Rohit Laila has spent decades navigating the intricate web of global supply chains, witnessing firsthand the shift from manual tracking to a high-tech, data-driven powerhouse. As a seasoned leader in logistics and delivery, he has developed a deep passion for how innovation can solve age-old problems of transparency and efficiency. Today, we sit down with him to discuss why connectivity remains the most significant bottleneck for industry progress and how the sector must adapt to a world where 40 billion devices will soon be competing for bandwidth. We explore the critical hurdles of network capacity, the rising tide of cyber threats, and the strategic shift toward international, borderless operations.
How is the current state of cellular connectivity impacting the ability of logistics firms to scale their operations globally?

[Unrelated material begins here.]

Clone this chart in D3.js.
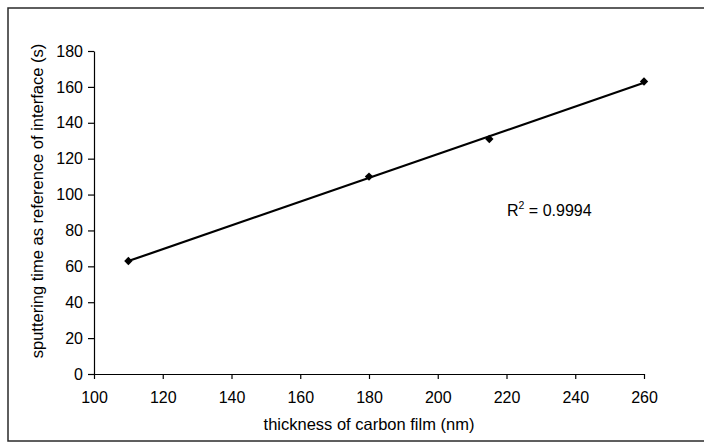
<!DOCTYPE html>
<html>
<head>
<meta charset="utf-8">
<script src="https://cdn.jsdelivr.net/npm/d3@7/dist/d3.min.js"></script>
<style>
  html, body { margin: 0; padding: 0; background: #fff; }
  svg { display: block; font-family: "Liberation Sans", Arial, sans-serif; }
</style>
</head>
<body>
<svg id="chart" width="704" height="442"></svg>
<script>
// Film thickness (nm) vs. sputtering time at the interface (s)
const thickness = [110, 180, 215, 260];
const sputterTime = [63, 110, 131, 163];
const xTicks = [100, 120, 140, 160, 180, 200, 220, 240, 260];
const yTicks = [0, 20, 40, 60, 80, 100, 120, 140, 160, 180];
const xTitle = "thickness of carbon film (nm)";
const yTitle = "sputtering time as reference of interface (s)";
const r2Label = "0.9994";

const svg = d3.select("#chart");

// outer frame
svg.append("rect")
  .attr("x", 8).attr("y", 8)
  .attr("width", 704).attr("height", 433)
  .attr("fill", "none").attr("stroke", "#2a2a2a").attr("stroke-width", 1.5);

const plot = { left: 94, right: 644, top: 51, bottom: 374 };

const x = d3.scaleLinear().domain([100, 260]).range([plot.left, plot.right]);
const y = d3.scaleLinear().domain([0, 180]).range([plot.bottom, plot.top]);

const xAxis = svg.append("g")
  .attr("transform", `translate(0,${plot.bottom})`)
  .call(d3.axisBottom(x).tickValues(xTicks).tickSize(5).tickPadding(13).tickSizeOuter(0));

const yAxis = svg.append("g")
  .attr("transform", `translate(${plot.left},0)`)
  .call(d3.axisLeft(y).tickValues(yTicks).tickSize(6).tickPadding(5).tickSizeOuter(0));

[xAxis, yAxis].forEach(g => {
  g.select(".domain").attr("stroke", "#000").attr("stroke-width", 1.2);
  g.selectAll(".tick line").attr("stroke", "#000").attr("stroke-width", 1.2);
  g.selectAll(".tick text").attr("fill", "#000").style("font-size", "16px")
    .style("font-family", "'Liberation Sans', Arial, sans-serif");
});

// linear least-squares trend line over the data range
const n = thickness.length;
const mx = d3.mean(thickness), my = d3.mean(sputterTime);
let sxy = 0, sxx = 0;
for (let i = 0; i < n; i++) {
  sxy += (thickness[i] - mx) * (sputterTime[i] - my);
  sxx += (thickness[i] - mx) ** 2;
}
const slope = sxy / sxx, intercept = my - slope * mx;
const x0 = d3.min(thickness), x1 = d3.max(thickness);

svg.append("line")
  .attr("x1", x(x0)).attr("y1", y(slope * x0 + intercept))
  .attr("x2", x(x1)).attr("y2", y(slope * x1 + intercept))
  .attr("stroke", "#000").attr("stroke-width", 2.2);

// data markers
svg.append("g").selectAll("path")
  .data(thickness.map((t, i) => [t, sputterTime[i]]))
  .join("path")
  .attr("d", d3.symbol(d3.symbolDiamond2, 45))
  .attr("transform", d => `translate(${x(d[0])},${y(d[1])})`)
  .attr("fill", "#000");

// axis titles
svg.append("text")
  .attr("x", (plot.left + plot.right) / 2).attr("y", 430)
  .attr("text-anchor", "middle").style("font-size", "16.5px")
  .text(xTitle);

svg.append("text")
  .attr("transform", `translate(43,201) rotate(-90)`)
  .attr("text-anchor", "middle").style("font-size", "16.5px")
  .text(yTitle);

// coefficient of determination
const r2 = svg.append("text")
  .attr("x", 507).attr("y", 216).style("font-size", "16px");
r2.append("tspan").text("R");
r2.append("tspan").attr("dy", -7).style("font-size", "10.5px").text("2");
r2.append("tspan").attr("dy", 7).text(" = " + r2Label);
</script>
</body>
</html>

In our industry, the heartbeat of the operation is data, and right now, that heartbeat is often irregular or faint. When 68 percent of logistics and transport professionals identify unstable cellular connectivity or network capacity as their primary hurdle, it tells us that the foundation of our digital transition is still remarkably shaky. For a company managing cold-chain monitoring or high-value parcel visibility, a brief loss of signal isn’t just a minor technical glitch; it is a direct threat to service-level agreements and customer trust. We are operating in an increasingly complex global marketplace where consistent connectivity is no longer a luxury but essential infrastructure required to respond to operational issues the moment they occur.
With the logistics sector reporting the highest rate of security incidents, what are the primary vulnerabilities emerging as fleets become more connected?

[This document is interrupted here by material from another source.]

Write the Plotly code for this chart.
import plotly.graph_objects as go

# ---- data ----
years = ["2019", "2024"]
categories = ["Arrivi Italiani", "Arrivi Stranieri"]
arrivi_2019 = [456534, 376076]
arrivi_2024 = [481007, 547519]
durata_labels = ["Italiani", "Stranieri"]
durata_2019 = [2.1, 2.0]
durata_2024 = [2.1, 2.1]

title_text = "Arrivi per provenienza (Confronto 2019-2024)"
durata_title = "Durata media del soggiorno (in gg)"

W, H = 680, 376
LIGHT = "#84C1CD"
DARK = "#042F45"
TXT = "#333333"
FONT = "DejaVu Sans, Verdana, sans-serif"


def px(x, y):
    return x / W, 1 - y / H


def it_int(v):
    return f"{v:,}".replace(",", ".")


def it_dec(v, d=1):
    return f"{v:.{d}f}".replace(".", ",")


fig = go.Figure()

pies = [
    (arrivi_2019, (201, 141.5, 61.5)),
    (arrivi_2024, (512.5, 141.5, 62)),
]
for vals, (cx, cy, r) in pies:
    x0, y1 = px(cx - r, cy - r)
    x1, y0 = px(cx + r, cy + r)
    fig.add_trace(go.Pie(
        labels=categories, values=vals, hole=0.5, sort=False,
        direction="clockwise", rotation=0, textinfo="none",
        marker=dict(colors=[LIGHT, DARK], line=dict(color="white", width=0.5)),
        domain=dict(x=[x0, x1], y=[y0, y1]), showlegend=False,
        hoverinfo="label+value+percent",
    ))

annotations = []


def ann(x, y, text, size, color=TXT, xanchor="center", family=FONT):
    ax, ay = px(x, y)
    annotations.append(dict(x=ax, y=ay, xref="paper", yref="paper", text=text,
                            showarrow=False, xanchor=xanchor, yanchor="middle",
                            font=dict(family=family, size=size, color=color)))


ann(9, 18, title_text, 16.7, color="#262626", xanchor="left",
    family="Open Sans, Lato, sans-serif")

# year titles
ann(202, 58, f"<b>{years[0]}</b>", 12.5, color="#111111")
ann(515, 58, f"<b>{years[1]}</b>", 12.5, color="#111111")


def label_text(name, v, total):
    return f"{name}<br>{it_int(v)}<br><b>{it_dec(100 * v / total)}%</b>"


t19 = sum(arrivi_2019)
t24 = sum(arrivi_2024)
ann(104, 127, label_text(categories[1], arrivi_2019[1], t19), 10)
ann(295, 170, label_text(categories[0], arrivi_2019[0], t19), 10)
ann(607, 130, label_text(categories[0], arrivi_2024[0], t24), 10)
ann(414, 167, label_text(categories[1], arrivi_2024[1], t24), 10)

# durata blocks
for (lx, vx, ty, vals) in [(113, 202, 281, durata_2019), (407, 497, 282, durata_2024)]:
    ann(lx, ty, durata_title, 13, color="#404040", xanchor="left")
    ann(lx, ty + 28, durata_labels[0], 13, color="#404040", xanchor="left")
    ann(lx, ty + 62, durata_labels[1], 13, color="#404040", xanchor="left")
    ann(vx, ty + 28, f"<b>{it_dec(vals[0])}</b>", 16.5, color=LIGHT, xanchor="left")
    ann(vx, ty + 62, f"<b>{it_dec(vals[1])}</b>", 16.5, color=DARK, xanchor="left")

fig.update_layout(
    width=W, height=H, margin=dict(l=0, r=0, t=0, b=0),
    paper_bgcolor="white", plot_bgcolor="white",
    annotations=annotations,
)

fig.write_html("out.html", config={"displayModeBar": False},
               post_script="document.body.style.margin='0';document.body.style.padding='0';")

The expanding attack surface in our sector is becoming a massive liability that we can no longer afford to ignore. Last year alone, 27 percent of logistics respondents reported a cellular IoT security incident, which is the highest rate among all industries surveyed, even surpassing manufacturing and healthcare. As we move toward a world with over 40 billion connected devices by the end of this decade, the sheer number of vehicles, trailers, and warehouse sensors creates countless entry points for bad actors. It is a sobering reality that our industry is currently more targeted than energy or smart buildings, necessitating a shift toward much more robust device management and proactive network security to maintain supply chain resilience.

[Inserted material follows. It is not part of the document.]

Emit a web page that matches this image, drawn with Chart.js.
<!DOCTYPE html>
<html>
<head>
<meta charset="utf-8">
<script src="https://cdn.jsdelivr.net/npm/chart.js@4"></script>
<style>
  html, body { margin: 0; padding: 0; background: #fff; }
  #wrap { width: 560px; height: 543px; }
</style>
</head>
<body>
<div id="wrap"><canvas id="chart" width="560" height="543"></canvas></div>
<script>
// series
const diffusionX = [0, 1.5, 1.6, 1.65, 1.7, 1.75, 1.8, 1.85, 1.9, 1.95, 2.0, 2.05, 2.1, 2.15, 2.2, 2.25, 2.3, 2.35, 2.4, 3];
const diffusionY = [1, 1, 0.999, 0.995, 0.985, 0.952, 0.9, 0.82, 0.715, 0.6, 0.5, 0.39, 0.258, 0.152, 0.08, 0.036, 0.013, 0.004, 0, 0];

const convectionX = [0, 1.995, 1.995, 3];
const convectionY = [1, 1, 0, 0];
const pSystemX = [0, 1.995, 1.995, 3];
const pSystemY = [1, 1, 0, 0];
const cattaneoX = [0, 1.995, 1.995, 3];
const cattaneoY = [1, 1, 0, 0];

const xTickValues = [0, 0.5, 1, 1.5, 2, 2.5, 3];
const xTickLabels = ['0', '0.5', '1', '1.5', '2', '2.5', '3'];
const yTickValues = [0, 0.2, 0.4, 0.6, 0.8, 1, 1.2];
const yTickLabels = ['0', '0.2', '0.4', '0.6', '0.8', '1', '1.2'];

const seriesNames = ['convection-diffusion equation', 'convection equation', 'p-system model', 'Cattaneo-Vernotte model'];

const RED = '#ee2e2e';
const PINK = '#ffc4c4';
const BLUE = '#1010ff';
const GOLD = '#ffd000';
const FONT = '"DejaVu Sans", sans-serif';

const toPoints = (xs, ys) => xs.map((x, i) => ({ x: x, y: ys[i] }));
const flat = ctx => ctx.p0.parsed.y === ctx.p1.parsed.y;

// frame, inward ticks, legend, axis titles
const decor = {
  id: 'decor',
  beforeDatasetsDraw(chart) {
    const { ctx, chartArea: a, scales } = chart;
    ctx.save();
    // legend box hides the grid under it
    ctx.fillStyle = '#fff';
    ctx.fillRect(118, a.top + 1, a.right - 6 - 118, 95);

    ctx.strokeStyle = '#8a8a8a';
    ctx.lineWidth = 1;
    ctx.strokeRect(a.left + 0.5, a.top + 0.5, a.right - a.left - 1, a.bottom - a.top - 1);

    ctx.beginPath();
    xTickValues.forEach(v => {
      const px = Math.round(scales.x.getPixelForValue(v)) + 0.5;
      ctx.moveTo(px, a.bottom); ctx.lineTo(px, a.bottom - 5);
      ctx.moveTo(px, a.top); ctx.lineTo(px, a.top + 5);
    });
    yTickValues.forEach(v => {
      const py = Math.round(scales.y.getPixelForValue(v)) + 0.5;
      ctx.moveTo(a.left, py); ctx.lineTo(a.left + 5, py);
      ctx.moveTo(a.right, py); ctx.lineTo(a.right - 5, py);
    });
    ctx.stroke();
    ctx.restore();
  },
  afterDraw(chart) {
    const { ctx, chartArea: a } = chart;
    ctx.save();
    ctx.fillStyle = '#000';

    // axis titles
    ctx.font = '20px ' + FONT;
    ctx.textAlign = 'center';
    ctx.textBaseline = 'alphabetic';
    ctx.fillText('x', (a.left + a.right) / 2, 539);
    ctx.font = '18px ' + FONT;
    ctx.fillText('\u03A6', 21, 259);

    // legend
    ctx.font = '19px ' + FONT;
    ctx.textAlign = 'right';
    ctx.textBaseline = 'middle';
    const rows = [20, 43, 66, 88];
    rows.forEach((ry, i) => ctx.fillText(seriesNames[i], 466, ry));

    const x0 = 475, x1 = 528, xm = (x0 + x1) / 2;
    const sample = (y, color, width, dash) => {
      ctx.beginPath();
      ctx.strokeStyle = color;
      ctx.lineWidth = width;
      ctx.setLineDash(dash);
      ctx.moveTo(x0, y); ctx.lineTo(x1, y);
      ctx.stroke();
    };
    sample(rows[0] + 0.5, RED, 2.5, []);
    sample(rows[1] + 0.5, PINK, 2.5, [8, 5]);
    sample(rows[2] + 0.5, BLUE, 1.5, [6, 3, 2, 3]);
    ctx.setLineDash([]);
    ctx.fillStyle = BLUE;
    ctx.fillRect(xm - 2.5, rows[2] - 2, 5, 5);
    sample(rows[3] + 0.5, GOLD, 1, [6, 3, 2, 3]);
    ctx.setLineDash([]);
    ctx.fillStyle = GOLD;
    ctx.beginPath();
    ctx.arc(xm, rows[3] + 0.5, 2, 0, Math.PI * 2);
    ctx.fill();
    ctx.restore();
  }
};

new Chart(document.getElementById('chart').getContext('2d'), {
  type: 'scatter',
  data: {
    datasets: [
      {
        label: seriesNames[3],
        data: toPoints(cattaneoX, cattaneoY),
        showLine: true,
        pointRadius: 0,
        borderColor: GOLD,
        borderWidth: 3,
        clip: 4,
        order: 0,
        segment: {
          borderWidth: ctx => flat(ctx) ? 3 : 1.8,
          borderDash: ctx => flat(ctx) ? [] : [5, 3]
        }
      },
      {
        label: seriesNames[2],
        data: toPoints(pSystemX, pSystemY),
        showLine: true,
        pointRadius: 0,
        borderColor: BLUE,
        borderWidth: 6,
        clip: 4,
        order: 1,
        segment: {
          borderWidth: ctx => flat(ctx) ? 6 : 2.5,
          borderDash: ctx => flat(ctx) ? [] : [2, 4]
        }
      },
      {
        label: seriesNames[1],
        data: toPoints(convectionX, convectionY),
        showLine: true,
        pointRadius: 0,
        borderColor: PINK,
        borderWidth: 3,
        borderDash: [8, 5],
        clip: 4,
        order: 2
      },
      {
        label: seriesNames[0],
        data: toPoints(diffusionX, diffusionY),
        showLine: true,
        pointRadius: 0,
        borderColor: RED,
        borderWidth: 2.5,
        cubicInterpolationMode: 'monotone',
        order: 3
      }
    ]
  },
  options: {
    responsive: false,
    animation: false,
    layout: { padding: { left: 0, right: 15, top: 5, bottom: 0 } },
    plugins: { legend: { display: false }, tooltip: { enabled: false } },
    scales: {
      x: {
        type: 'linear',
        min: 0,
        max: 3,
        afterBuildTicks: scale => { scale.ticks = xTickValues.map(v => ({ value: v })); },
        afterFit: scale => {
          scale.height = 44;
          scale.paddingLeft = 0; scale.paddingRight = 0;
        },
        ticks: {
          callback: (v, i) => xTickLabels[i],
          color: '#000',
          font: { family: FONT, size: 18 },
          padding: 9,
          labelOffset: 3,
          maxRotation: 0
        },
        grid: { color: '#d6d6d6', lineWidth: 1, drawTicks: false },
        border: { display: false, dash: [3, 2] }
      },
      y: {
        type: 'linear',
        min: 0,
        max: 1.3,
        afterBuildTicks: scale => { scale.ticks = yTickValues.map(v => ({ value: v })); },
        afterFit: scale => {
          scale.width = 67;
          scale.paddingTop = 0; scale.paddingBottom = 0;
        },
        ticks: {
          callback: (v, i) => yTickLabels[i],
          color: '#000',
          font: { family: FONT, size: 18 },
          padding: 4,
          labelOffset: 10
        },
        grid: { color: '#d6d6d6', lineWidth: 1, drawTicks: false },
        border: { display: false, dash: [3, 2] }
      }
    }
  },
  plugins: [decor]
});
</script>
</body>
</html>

Why do you believe logistics leaders are more concerned about threat detection than privacy compliance, and what does this reveal about the industry’s priorities?
The focus for logistics leaders is fundamentally different because our risks are tied directly to physical movement and operational flow rather than just digital files. While other sectors might prioritize data privacy or regulatory compliance, 62 percent of our peers are losing sleep over insufficient threat detection because a cyber incident in our world translates immediately into lost shipments and financial drain. If a warehouse environment or a fleet of trucks is compromised, the disruption ripples through the entire supply chain, causing delays that are incredibly difficult to recover from. We need real-time monitoring and automated systems that can catch a threat before it halts a single truck, making security a strategic operational priority rather than just a checkbox for the IT department.
As we look toward 2030, how will the shift to nearly half of all deployments being international change the way companies manage their IoT infrastructure?
We are standing on the edge of a massive international expansion that will redefine how we think about borders and technology management. Currently, about 29 percent of our IoT deployments are international, but we expect that number to jump significantly to 49 percent by the year 2030. This shift means managing a fleet across multiple networks, jurisdictions, and regulatory environments is going to become much more complex than it is today. To survive this transition, companies will have to move away from fragmented systems and embrace eSIM technology and unified management platforms that allow for seamless operation regardless of where the asset is located.
What is your forecast for the evolution of IoT in the logistics sector over the next decade?
My forecast is that we will see a move toward “invisible” connectivity where the focus shifts from the technology itself to the advisory and management layers that make it work. By 2030, I expect the industry to have moved past the current infrastructure barriers, with eSIMs and unified management platforms becoming the standard for the nearly half of deployments operating across international borders. We will see a much tighter integration between security architecture and operational resilience, where threat detection is automated and integrated into the very fabric of every device. Ultimately, the winners in this space will be the ones who partner with providers capable of simplifying international complexity, allowing them to focus on the logistics of delivery rather than the headaches of network protocols.